The UN climate change conference has already been reeling from the controversy surrounding the developed nations’ aspirations for more CO2 emission control on the global scale and their apathy towards arriving at a legally binding accord, as hoped for earlier, to contain the rapid warming of the atmosphere.

Late on Thursday the world’s richest countries have, under growing pressure for action, planned an emergency meeting on Friday.

Many heads of states are to meet in the Danish capital as hopes for a legally-binding agreement on greenhouse gas reduction diminishes, said Jennifer Haverkamp, a senior counsel at the Environmental Defense Fund, according to The New York Times.

However, the emergency session is unlikely to be of much consequence as the world’s leading polluters, the US and China, are already at loggerheads over how to cut CO2 emissions without hurting their economies.

The US-China row over the future of greenhouse gas emission policies has prompted other leaders to take a stand against the two countries on the thorny issue of who should cut more CO2 and CH4 gases, with Japan’s Prime Minister Yukio Hatoyama calling on China and the United States to take greater action on climate change.
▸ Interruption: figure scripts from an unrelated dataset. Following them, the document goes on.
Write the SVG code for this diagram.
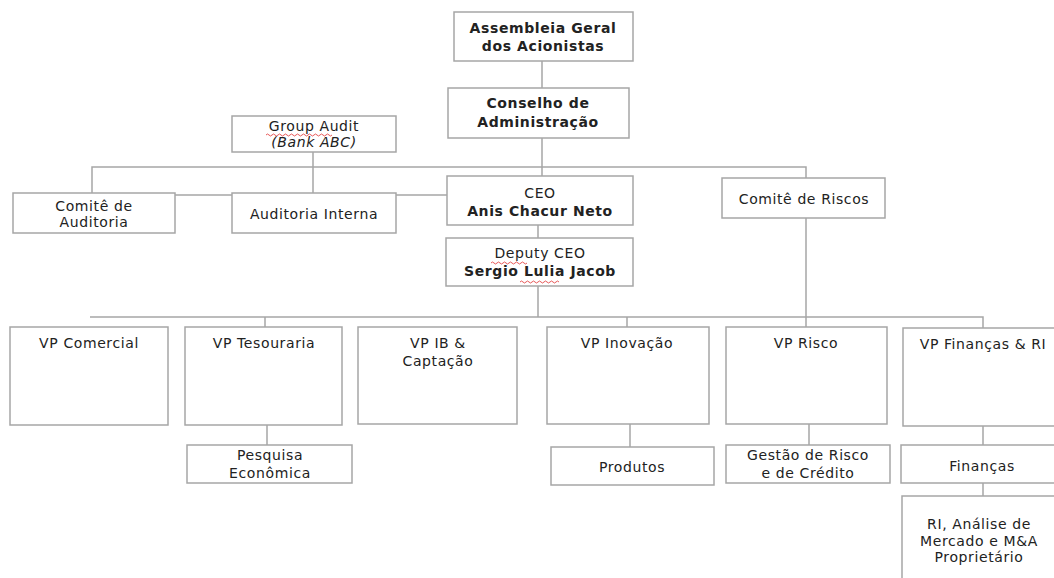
<svg xmlns="http://www.w3.org/2000/svg" width="1054" height="578" viewBox="0 0 1054 578">
<style>
.box{fill:#fff;stroke:#a6a6a6;stroke-width:1.5}
.ln{fill:none;stroke:#a6a6a6;stroke-width:1.5}
text{font-family:"DejaVu Sans",Verdana,sans-serif;font-size:14px;letter-spacing:0.6px;fill:#222;text-anchor:middle}
.b{font-weight:bold}
.i{font-style:italic}
.sq{fill:none;stroke:#e03030;stroke-width:0.8}
</style>
<rect width="1054" height="578" fill="#fff"/>
<g id="connectors">
<path class="ln" d="M542 61V88M542 138V176M92 193V167H806V178M313 152V193M175 195H232M396 195H447M538 225V238M538 286V317M90 317H983V328M265 317V327M627 317V327M806 218V327M267 425V445M630 424V447M809 424V445M983 426V445M983 483V496"/>
</g>
<g id="assembleia"><rect class="box" x="454" y="12" width="179" height="49"/><text class="b" x="543" y="33">Assembleia Geral</text><text class="b" x="543" y="51">dos Acionistas</text></g>
<g id="conselho"><rect class="box" x="448" y="88" width="181" height="50"/><text class="b" x="538" y="108">Conselho de</text><text class="b" x="538" y="127">Administração</text></g>
<g id="group-audit"><rect class="box" x="232" y="116" width="164" height="36"/><text x="314" y="131">Group Audit</text><text class="i" x="314" y="147">(Bank ABC)</text><path class="sq" d="M266 135q1.5 -2 3 0t3 0t3 0t3 0t3 0t3 0t3 0t3 0t3 0t3 0t3 0t3 0t3 0t3 0t3 0t3 0t3 0t3 0t3 0t3 0t3 0t3 0"/></g>
<g id="comite-auditoria"><rect class="box" x="13" y="193" width="162" height="40"/><text x="94" y="211">Comitê de</text><text x="94" y="227">Auditoria</text></g>
<g id="auditoria-interna"><rect class="box" x="232" y="193" width="164" height="40"/><text x="314" y="219">Auditoria Interna</text></g>
<g id="ceo"><rect class="box" x="447" y="176" width="186" height="49"/><text x="540" y="198">CEO</text><text class="b" x="540" y="216">Anis Chacur Neto</text></g>
<g id="deputy-ceo"><rect class="box" x="446" y="238" width="187" height="48"/><text x="540" y="258">Deputy CEO</text><text class="b" x="540" y="276">Sergio Lulia Jacob</text><path class="sq" d="M491 263q1.5 -2 3 0t3 0t3 0t3 0t3 0t3 0t3 0t3 0t3 0t3 0t3 0t3 0"/><path class="sq" d="M520 282q1.5 -2 3 0t3 0t3 0t3 0t3 0t3 0t3 0t3 0t3 0t3 0t3 0t3 0t3 0"/></g>
<g id="comite-riscos"><rect class="box" x="722" y="178" width="163" height="40"/><text x="804" y="204">Comitê de Riscos</text></g>
<g id="vp-comercial"><rect class="box" x="10" y="327" width="158" height="98"/><text x="89" y="348">VP Comercial</text></g>
<g id="vp-tesouraria"><rect class="box" x="185" y="327" width="157" height="98"/><text x="264" y="348">VP Tesouraria</text></g>
<g id="vp-ib"><rect class="box" x="358" y="327" width="159" height="97"/><text x="438" y="348">VP IB &amp;</text><text x="438" y="366">Captação</text></g>
<g id="vp-inovacao"><rect class="box" x="547" y="327" width="162" height="97"/><text x="627" y="348">VP Inovação</text></g>
<g id="vp-risco"><rect class="box" x="726" y="327" width="161" height="97"/><text x="806" y="348">VP Risco</text></g>
<g id="vp-financas"><rect class="box" x="903" y="328" width="160" height="98"/><text x="983" y="349">VP Finanças &amp; RI</text></g>
<g id="pesquisa"><rect class="box" x="187" y="445" width="165" height="38"/><text x="270" y="460">Pesquisa</text><text x="270" y="478">Econômica</text></g>
<g id="produtos"><rect class="box" x="551" y="447" width="163" height="38"/><text x="632" y="472">Produtos</text></g>
<g id="gestao-risco"><rect class="box" x="726" y="445" width="164" height="38"/><text x="808" y="460">Gestão de Risco</text><text x="808" y="478">e de Crédito</text></g>
<g id="financas"><rect class="box" x="901" y="445" width="160" height="38"/><text x="982" y="471">Finanças</text></g>
<g id="ri"><rect class="box" x="902" y="496" width="160" height="90"/><text x="979" y="529">RI, Análise de</text><text x="979" y="546">Mercado e M&amp;A</text><text x="979" y="562">Proprietário</text></g>
</svg>
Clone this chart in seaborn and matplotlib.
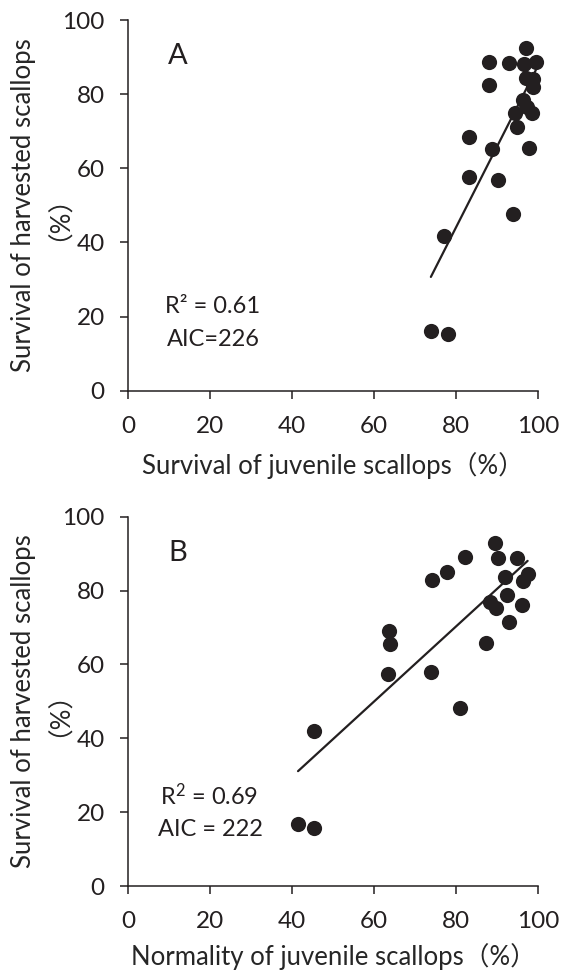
import numpy as np
import pandas as pd
import matplotlib
matplotlib.use("Agg")
import matplotlib.pyplot as plt
import seaborn as sns

# survival of harvested scallops (%), same scallop batches in both panels
harvest_a = [92.5, 88.8, 88.5, 88.1, 88.8, 82.5, 84.3, 84.0, 82.0, 78.4, 76.6, 75.0,
             74.8, 71.1, 68.5, 65.1, 65.6, 57.7, 56.8, 47.7, 41.7, 16.2, 15.2]
juvenile_survival = [97.0, 88.0, 92.8, 96.5, 99.4, 88.0, 96.9, 98.8, 98.8, 96.3, 97.2, 98.5,
                     94.3, 94.9, 83.1, 88.6, 97.8, 83.1, 90.2, 93.9, 77.1, 73.8, 78.1]

harvest_b = [93.0, 89.2, 88.9, 88.9, 84.9, 82.8, 83.8, 84.4, 82.6, 78.8, 76.8, 75.2,
             76.0, 71.5, 69.1, 65.5, 65.9, 57.3, 58.0, 48.2, 42.1, 16.8, 15.7]
juvenile_normality = [89.4, 82.2, 90.1, 94.9, 77.7, 74.0, 91.9, 97.4, 96.2, 92.3, 88.2, 89.8,
                      96.0, 92.9, 63.6, 63.8, 87.2, 63.4, 73.8, 80.9, 45.4, 41.4, 45.3]

ticks = [0, 20, 40, 60, 80, 100]

df_a = pd.DataFrame({"x": juvenile_survival, "y": harvest_a})
df_b = pd.DataFrame({"x": juvenile_normality, "y": harvest_b})

sns.set_style("ticks")
plt.rcParams["font.family"] = ["Lato", "Noto Sans CJK SC", "DejaVu Sans"]
plt.rcParams["mathtext.fontset"] = "custom"
plt.rcParams["mathtext.rm"] = "Lato"
plt.rcParams["mathtext.it"] = "Lato"

cor = "#231f20"
fig = plt.figure(figsize=(5.69, 9.76), dpi=100)
ax_a = fig.add_axes([0.2255, 0.5997, 0.7205, 0.3798])
ax_b = fig.add_axes([0.2255, 0.0922, 0.7205, 0.3784])

paineis = [
    (ax_a, df_a, "A", "R² = 0.61", "AIC=226", "Survival of juvenile scallops（%）", (9.0, 22.6), (9.3, 13.7), 11),
    (ax_b, df_b, "B", "R$^2$ = 0.69", "AIC = 222", "Normality of juvenile scallops（%）", (7.7, 24.6), (7.3, 15.2), 8),
]

for ax, df, letra, r2, aic, xlab, pos_r2, pos_aic, xpad in paineis:
    sns.regplot(data=df, x="x", y="y", ax=ax, ci=None,
                scatter_kws={"s": 120, "color": cor, "alpha": 1, "linewidths": 0,
                             "clip_on": False, "zorder": 3},
                line_kws={"color": cor, "linewidth": 1.6})
    ax.set_xlim(0, 100)
    ax.set_ylim(0, 100)
    ax.set_xticks(ticks)
    ax.set_yticks(ticks)
    ax.set_xlabel(xlab, fontsize=18.5, labelpad=xpad)
    ax.set_ylabel("Survival of harvested scallops\n（%）", fontsize=18.5, labelpad=3,
                  linespacing=0.85)
    ax.tick_params(axis="both", direction="out", length=6, width=1.1, colors=cor,
                   labelsize=17.5, labelcolor=cor)
    ax.tick_params(axis="y", pad=11)
    ax.tick_params(axis="x", pad=12)
    sns.despine(ax=ax)
    for lado in ["left", "bottom"]:
        ax.spines[lado].set_color(cor)
        ax.spines[lado].set_linewidth(1.1)
    ax.text(12, 90.3, letra, fontsize=21, color=cor, ha="center", va="center")
    ax.text(pos_r2[0], pos_r2[1], r2, fontsize=17, color=cor, ha="left", va="center")
    ax.text(pos_aic[0], pos_aic[1], aic, fontsize=17, color=cor, ha="left", va="center")

fig.savefig("out.png", dpi=100)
Meanwhile, Brazilian President Luiz Inacio da Silva urged the participants of the climate conference to stop playing games and reach an agreement to salvage the talks. This comes as some world leaders are voicing fears the talks could end in failure. Delegates from developing nations are also at odds over which countries should foot the bill for a possible decrease in carbon intensity in the atmosphere.

The threat of a complete failure of Copenhagen’s summit, meant to replace an earlier UN climate change pact known as the Kyoto Protocol 1997, has driven UN climate chief Yvo de Boer to warn that the united Nations would ‘pull the plug’ on climate talks on December 18 ‘with or without an agreement.’